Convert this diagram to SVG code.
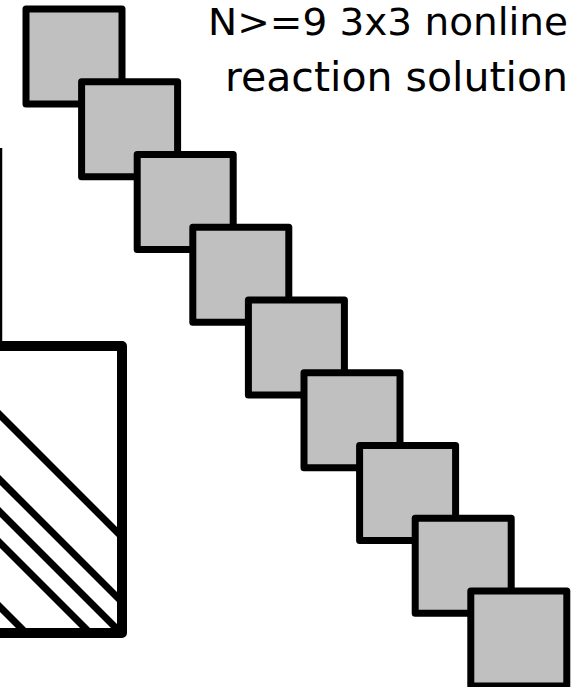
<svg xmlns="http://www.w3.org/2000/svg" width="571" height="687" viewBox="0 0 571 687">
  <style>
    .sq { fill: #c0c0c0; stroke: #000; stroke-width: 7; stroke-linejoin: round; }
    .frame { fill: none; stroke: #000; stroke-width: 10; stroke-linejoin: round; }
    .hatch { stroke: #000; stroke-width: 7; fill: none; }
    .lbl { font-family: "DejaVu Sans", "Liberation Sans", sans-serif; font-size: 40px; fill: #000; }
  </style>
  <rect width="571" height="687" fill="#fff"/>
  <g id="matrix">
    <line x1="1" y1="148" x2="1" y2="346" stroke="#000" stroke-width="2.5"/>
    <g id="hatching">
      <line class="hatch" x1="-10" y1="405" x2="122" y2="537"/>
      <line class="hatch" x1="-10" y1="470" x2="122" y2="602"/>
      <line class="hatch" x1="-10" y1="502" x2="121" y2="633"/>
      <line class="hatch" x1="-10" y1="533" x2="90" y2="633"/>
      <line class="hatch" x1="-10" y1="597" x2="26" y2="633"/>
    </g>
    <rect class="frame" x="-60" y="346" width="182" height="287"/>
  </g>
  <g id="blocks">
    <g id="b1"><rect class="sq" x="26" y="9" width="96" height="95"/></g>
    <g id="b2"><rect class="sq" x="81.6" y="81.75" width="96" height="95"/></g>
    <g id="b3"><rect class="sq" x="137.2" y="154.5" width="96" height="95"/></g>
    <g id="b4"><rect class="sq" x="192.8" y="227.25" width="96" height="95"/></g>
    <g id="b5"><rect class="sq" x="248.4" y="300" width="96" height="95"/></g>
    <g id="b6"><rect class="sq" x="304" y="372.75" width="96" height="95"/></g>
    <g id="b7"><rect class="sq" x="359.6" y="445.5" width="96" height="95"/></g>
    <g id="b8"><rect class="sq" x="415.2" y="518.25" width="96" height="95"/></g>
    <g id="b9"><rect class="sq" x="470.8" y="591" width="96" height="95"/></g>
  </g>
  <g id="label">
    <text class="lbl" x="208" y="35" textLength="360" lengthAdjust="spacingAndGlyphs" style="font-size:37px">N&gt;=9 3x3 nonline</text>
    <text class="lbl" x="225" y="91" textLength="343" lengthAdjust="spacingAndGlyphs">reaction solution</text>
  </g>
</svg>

#### [STATED EXERCISE]
Copy the listing word for word, excluding its pictures.

#### [RESULT FOR THIS TASK]
Convert this diagram to SVG code.
<svg xmlns="http://www.w3.org/2000/svg" width="571" height="687" viewBox="0 0 571 687">
  <style>
    .sq { fill: #c0c0c0; stroke: #000; stroke-width: 7; stroke-linejoin: round; }
    .frame { fill: none; stroke: #000; stroke-width: 10; stroke-linejoin: round; }
    .hatch { stroke: #000; stroke-width: 7; fill: none; }
    .lbl { font-family: "DejaVu Sans", "Liberation Sans", sans-serif; font-size: 40px; fill: #000; }
  </style>
  <rect width="571" height="687" fill="#fff"/>
  <g id="matrix">
    <line x1="1" y1="148" x2="1" y2="346" stroke="#000" stroke-width="2.5"/>
    <g id="hatching">
      <line class="hatch" x1="-10" y1="405" x2="122" y2="537"/>
      <line class="hatch" x1="-10" y1="470" x2="122" y2="602"/>
      <line class="hatch" x1="-10" y1="502" x2="121" y2="633"/>
      <line class="hatch" x1="-10" y1="533" x2="90" y2="633"/>
      <line class="hatch" x1="-10" y1="597" x2="26" y2="633"/>
    </g>
    <rect class="frame" x="-60" y="346" width="182" height="287"/>
  </g>
  <g id="blocks">
    <g id="b1"><rect class="sq" x="26" y="9" width="96" height="95"/></g>
    <g id="b2"><rect class="sq" x="81.6" y="81.75" width="96" height="95"/></g>
    <g id="b3"><rect class="sq" x="137.2" y="154.5" width="96" height="95"/></g>
    <g id="b4"><rect class="sq" x="192.8" y="227.25" width="96" height="95"/></g>
    <g id="b5"><rect class="sq" x="248.4" y="300" width="96" height="95"/></g>
    <g id="b6"><rect class="sq" x="304" y="372.75" width="96" height="95"/></g>
    <g id="b7"><rect class="sq" x="359.6" y="445.5" width="96" height="95"/></g>
    <g id="b8"><rect class="sq" x="415.2" y="518.25" width="96" height="95"/></g>
    <g id="b9"><rect class="sq" x="470.8" y="591" width="96" height="95"/></g>
  </g>
  <g id="label">
    <text class="lbl" x="208" y="35" textLength="360" lengthAdjust="spacingAndGlyphs" style="font-size:37px">N&gt;=9 3x3 nonline</text>
    <text class="lbl" x="225" y="91" textLength="343" lengthAdjust="spacingAndGlyphs">reaction solution</text>
  </g>
</svg>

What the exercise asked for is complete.